A few years after the birth of their second son, Jody had enough. But far from liberating him to work harder, the divorce cost him the stability that had underpinned his discoveries. He lost momentum. “After the break-up of my marriage, I think I just lost touch with the things I should have been learning about just to follow up on my own work. I couldn't keep up,” Higgs has said.

Later, Higgs decided to give up chasing glory and devoted himself more to teaching. Jody stayed in Edinburgh and the pair remained friends and loyal grandparents. But his flat in Edinburgh’s New Town is, as some joked, a “bubble in the space time continuum”, a place where the furnishings stopped at roughly the moment his wife left him in the early 1970s.
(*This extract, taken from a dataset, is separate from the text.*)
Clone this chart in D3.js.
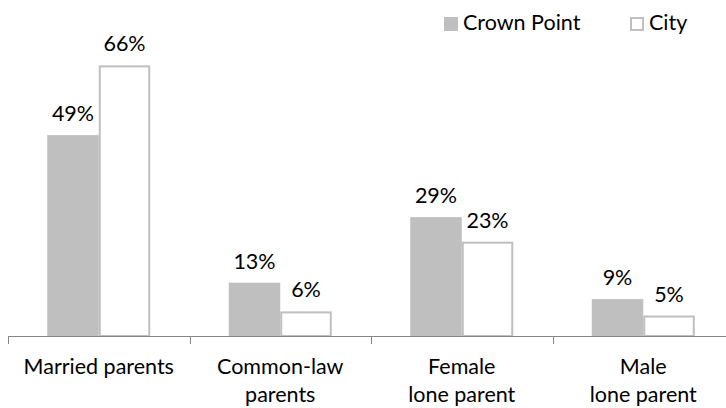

He doesn’t have a television, doesn’t use a computer, has someone else check his email, rarely answers the phone. He likes his books, his vinyl records and his physics journals, and is, in his unassuming way, content with that. When the artist Ken Currie came to paint him at work, he imagined a vast “cathedral-like” laboratory, a bit like the collider at CERN, in fact. Higgs told him no — he needed nothing more than himself and a sharpened pencil.

It is appropriate in the end that the particle is named after Higgs. It is elusive, it is humble and yet it has the power to change the world.